PITTSBURGH — The Penguins made a peculiar trade last week, sending Carl Hagelin to the Los Angeles Kings for left wing Tanner Pearson.

The odd thing about it is the motivation. General manager Jim Rutherford freely admitted one of his prime reasons for making the deal was to wake up his team, which had been slumbering through a 1-6 stretch.

Hagelin was one of the most popular personalities in the Penguins’ locker room and his departure did indeed shake things up.

Rutherford still believes he’s assembled a good team, one that hasn’t been playing to its potential.

By his accounting, the Pens went through the first 16 games, playing five that were “good, a few that were average and seven or eight really bad ones.”
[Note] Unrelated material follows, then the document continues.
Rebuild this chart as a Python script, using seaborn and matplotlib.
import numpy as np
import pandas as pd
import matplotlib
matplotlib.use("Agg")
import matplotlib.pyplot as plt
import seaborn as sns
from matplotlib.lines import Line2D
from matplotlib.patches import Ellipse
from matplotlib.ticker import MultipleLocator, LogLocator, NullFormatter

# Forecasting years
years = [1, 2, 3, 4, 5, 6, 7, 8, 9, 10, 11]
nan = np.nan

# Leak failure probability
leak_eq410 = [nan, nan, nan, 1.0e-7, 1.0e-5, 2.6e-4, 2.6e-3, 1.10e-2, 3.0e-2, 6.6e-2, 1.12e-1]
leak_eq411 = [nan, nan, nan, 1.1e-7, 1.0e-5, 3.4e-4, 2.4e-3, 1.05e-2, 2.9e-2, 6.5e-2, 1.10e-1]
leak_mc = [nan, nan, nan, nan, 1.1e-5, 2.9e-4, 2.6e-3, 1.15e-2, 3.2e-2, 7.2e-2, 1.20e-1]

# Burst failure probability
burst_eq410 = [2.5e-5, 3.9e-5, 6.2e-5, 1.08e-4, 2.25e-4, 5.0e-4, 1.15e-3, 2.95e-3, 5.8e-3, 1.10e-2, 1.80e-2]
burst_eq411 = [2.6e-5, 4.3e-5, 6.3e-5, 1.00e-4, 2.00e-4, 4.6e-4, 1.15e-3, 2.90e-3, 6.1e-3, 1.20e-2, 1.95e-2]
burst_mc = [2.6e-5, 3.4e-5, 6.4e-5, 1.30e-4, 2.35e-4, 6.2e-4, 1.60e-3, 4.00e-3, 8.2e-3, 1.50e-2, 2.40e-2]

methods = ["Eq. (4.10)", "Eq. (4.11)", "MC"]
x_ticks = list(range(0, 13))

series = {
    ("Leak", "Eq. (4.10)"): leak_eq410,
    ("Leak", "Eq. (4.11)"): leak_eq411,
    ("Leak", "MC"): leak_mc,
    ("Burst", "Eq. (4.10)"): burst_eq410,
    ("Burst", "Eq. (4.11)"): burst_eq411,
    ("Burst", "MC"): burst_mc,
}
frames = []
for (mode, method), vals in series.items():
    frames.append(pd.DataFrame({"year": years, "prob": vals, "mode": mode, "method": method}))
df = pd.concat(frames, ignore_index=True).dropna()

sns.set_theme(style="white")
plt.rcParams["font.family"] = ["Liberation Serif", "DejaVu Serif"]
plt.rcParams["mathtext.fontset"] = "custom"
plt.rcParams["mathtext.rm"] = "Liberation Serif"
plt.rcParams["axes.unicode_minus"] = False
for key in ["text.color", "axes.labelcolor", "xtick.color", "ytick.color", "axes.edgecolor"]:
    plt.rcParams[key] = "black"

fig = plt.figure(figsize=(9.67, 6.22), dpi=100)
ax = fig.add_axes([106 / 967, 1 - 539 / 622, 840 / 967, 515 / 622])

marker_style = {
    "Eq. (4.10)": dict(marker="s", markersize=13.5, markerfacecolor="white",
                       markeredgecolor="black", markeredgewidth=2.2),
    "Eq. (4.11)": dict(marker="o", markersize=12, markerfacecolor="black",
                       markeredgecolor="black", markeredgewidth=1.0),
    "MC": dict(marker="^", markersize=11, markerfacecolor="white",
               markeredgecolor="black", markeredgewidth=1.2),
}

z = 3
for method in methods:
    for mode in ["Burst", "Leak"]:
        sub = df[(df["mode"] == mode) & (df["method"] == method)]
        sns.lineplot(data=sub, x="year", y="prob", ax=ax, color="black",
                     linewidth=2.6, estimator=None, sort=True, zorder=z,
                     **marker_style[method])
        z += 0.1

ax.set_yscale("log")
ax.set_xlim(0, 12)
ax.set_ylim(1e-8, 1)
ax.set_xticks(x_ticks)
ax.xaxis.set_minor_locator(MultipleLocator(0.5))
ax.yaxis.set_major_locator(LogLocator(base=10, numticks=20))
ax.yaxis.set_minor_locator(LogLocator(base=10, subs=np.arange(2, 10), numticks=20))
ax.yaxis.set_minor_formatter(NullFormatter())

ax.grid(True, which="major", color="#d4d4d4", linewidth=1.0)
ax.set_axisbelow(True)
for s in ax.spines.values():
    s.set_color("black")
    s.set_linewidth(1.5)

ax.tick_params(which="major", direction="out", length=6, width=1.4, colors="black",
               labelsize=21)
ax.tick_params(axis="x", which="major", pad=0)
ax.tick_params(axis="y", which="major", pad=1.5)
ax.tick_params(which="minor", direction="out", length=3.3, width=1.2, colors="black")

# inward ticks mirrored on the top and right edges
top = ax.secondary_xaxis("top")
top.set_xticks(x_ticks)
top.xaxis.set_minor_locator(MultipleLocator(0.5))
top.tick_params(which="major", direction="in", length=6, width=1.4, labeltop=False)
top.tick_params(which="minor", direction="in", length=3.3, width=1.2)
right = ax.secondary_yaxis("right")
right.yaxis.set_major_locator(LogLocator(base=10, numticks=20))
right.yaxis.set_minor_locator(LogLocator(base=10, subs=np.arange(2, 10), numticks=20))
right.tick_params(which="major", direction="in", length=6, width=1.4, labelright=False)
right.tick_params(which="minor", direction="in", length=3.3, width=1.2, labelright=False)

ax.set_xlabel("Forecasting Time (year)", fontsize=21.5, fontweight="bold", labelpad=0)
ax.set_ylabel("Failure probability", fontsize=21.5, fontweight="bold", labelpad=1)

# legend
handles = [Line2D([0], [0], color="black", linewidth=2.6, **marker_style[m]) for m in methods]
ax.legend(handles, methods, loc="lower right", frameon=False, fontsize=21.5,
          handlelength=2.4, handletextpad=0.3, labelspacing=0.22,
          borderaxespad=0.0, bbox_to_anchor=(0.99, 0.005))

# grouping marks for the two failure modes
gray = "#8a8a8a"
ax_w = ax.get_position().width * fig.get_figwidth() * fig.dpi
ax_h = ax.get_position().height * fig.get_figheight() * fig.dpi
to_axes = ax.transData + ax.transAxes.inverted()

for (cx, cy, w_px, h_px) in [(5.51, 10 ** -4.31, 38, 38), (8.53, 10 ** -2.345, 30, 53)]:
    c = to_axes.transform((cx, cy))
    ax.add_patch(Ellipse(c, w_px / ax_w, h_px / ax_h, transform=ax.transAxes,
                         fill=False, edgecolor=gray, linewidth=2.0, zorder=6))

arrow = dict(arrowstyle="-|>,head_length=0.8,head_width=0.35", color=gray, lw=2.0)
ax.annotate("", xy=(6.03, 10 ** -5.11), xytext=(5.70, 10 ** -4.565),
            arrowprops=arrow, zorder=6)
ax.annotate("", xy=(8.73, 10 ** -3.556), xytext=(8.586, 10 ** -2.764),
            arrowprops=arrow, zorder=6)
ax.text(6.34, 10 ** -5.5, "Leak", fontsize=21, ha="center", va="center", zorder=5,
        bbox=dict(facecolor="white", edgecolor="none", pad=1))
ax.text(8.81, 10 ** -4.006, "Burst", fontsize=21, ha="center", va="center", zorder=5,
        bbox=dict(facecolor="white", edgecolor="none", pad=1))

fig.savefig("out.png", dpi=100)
With a quarter of the season almost passed, Rutherford decided to disable the snooze button before it was too late.

The Penguins’ main problems have been a lack of secondary scoring, and average or worse goaltending from Matt Murray. When backup Casey DeSmith starts three straight games without an injury issue dictating the choice, something has gone off the rails.
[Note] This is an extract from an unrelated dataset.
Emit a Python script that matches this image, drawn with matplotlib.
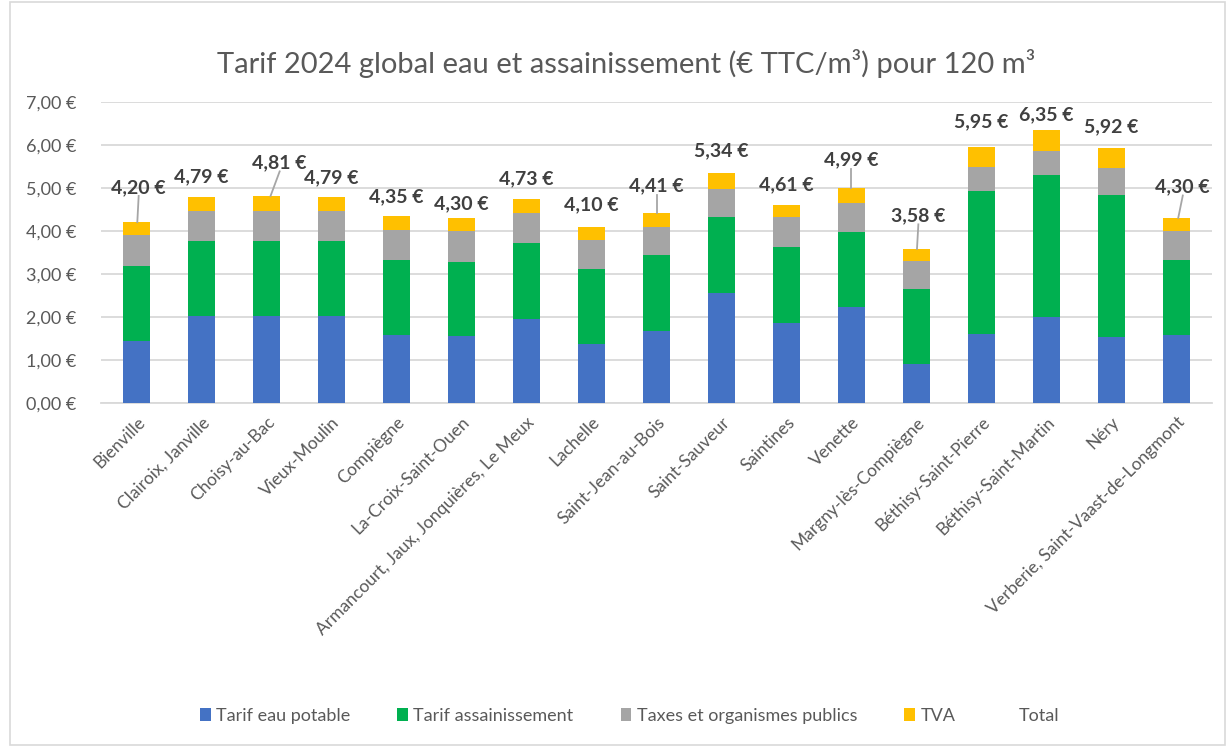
import numpy as np
import matplotlib
matplotlib.use("Agg")
import matplotlib.pyplot as plt
from matplotlib.patches import Patch, Rectangle

plt.rcParams['font.family'] = ['Lato', 'DejaVu Sans']

communes = ['Bienville', 'Clairoix, Janville', 'Choisy-au-Bac', 'Vieux-Moulin', 'Compiègne',
            'La-Croix-Saint-Ouen', 'Armancourt, Jaux, Jonquières, Le Meux', 'Lachelle',
            'Saint-Jean-au-Bois', 'Saint-Sauveur', 'Saintines', 'Venette', 'Margny-lès-Compiègne',
            'Béthisy-Saint-Pierre', 'Béthisy-Saint-Martin', 'Néry', 'Verberie, Saint-Vaast-de-Longmont']
eau_potable = [1.45, 2.01, 2.01, 2.01, 1.58, 1.55, 1.96, 1.36, 1.68, 2.55, 1.87, 2.23, 0.90, 1.61, 1.99, 1.53, 1.58]
assainissement = [1.74, 1.76, 1.76, 1.76, 1.75, 1.73, 1.75, 1.76, 1.76, 1.76, 1.76, 1.75, 1.75, 3.32, 3.31, 3.31, 1.75]
taxes = [0.71, 0.69, 0.69, 0.69, 0.70, 0.72, 0.70, 0.67, 0.65, 0.67, 0.68, 0.67, 0.65, 0.55, 0.56, 0.62, 0.67]
total = [4.20, 4.79, 4.81, 4.79, 4.35, 4.30, 4.73, 4.10, 4.41, 5.34, 4.61, 4.99, 3.58, 5.95, 6.35, 5.92, 4.30]
tva = [t - a - b - c for t, a, b, c in zip(total, eau_potable, assainissement, taxes)]

# label placement (Excel labels were moved by hand)
label_dy = [0.81, 0.46, 0.77, 0.44, 0.44, 0.32, 0.49, 0.51, 0.63, 0.51, 0.46, 0.65, 0.77, 0.58, 0.35, 0.49, 0.72]
label_dx = [0.03, 0, 0.2, 0, 0, 0, 0, 0, 0, 0, 0, 0, 0.03, 0, 0, 0, 0.1]
leader = [1, 0, 1, 0, 0, 0, 0, 0, 1, 0, 0, 1, 1, 0, 0, 0, 1]

c_blue, c_green, c_gray, c_yellow = '#4472C4', '#00B050', '#A5A5A5', '#FFC000'
txt = '#595959'

fig = plt.figure(figsize=(12.27, 7.47), dpi=100)
fig.patches.append(Rectangle((0.008, 0.003), 0.99, 0.994, transform=fig.transFigure,
                             fill=False, edgecolor='#d9d9d9', linewidth=1.2))
ax = fig.add_axes([0.0823, 0.4605, 0.9055, 0.4034])

x = np.arange(len(communes))
w = 0.41
b1 = np.array(eau_potable)
b2 = b1 + np.array(assainissement)
b3 = b2 + np.array(taxes)
ax.bar(x, eau_potable, w, color=c_blue, label='Tarif eau potable', zorder=3)
ax.bar(x, assainissement, w, bottom=b1, color=c_green, label='Tarif assainissement', zorder=3)
ax.bar(x, taxes, w, bottom=b2, color=c_gray, label='Taxes et organismes publics', zorder=3)
ax.bar(x, tva, w, bottom=b3, color=c_yellow, label='TVA', zorder=3)

for i, t in enumerate(total):
    lx = x[i] + label_dx[i]
    ly = t + label_dy[i]
    ax.text(lx, ly, f'{t:.2f} €'.replace('.', ','), ha='center', va='center',
            fontsize=14, fontweight='bold', color='#404040', zorder=5)
    if leader[i]:
        ax.plot([lx, x[i] + label_dx[i] * 0.3], [ly - 0.2, t], color='#a6a6a6', lw=1.3, zorder=4)

ax.set_xlim(-0.55, len(communes) - 0.45)
ax.set_ylim(0, 7)
ax.set_yticks(np.arange(0, 8, 1))
ax.set_yticklabels([f'{v:.2f} €'.replace('.', ',') for v in range(8)], fontsize=13, color=txt)
ax.set_xticks(x)
ax.set_xticklabels(communes, rotation=45, ha='right', rotation_mode='anchor', fontsize=12.5, color=txt)
ax.grid(axis='y', color='#d9d9d9', lw=1.3, zorder=0)
ax.tick_params(axis='y', length=0, pad=18)
ax.tick_params(axis='x', length=0, pad=8)
for s in ['top', 'right', 'left']:
    ax.spines[s].set_visible(False)
ax.spines['bottom'].set_color('#d9d9d9')
ax.spines['bottom'].set_linewidth(1.3)

fig.suptitle('Tarif 2024 global eau et assainissement (€ TTC/m³) pour 120 m³',
             x=0.51, y=0.935, fontsize=21, color=txt)

handles, labels = ax.get_legend_handles_labels()
handles.append(Patch(facecolor='none', edgecolor='none'))
labels.append('Total')
fig.legend(handles, labels, loc='center', bbox_to_anchor=(0.513, 0.042), ncol=5, frameon=False,
           fontsize=13, labelcolor=txt, handlelength=0.6, handleheight=0.7,
           handletextpad=0.3, columnspacing=2.6)

fig.savefig('out.png', dpi=100)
Murray was said to be seething about his temporary demotion, and maybe that’s a good thing. Complacency seems to be the Penguins’ enemy this season.

So in the end, Hagelin for Pearson is one disappointing winger for another. Hagelin had one goal and three points in 16 games, despite playing on Evgeni Malkin’s line. Pearson was worse, managing just one assist with the Kings.

But the hockey aspect really wasn’t this deal was about. This was intended as a jolt for the teammates Hagelin left behind.

Nobody’s there

It must be a thrill for high school kids to play in an NFL stadium.

That’s the thinking behind having the WPIAL championship games at Heinz Field.

But is it necessary? The stands are mostly empty and it’s not really practical to stage a high school football marathon in a 68,000-seat venue.

Unique vehicle

If you’ve paid attention to ESPN’s Monday Night Football, you know that analyst Booger McFarland isn’t in the booth.

He’s near field level, elevated in a cherry picker that moves up and down the sideline as the line of scrimmage moves. You’re not sure if he’s there to contribute to the commentary or to change some light bulbs.

And if ESPN has any games in cold weather places, he faces the risk of being a handy moving target for snowballs. But it’s ESPN, and that’s the way they roll. Doesn’t matter if it’s ridiculous.

By the way, Phil Mushnick of the New York Post refers to the vehicle as the “Rubber Booger Buggy.”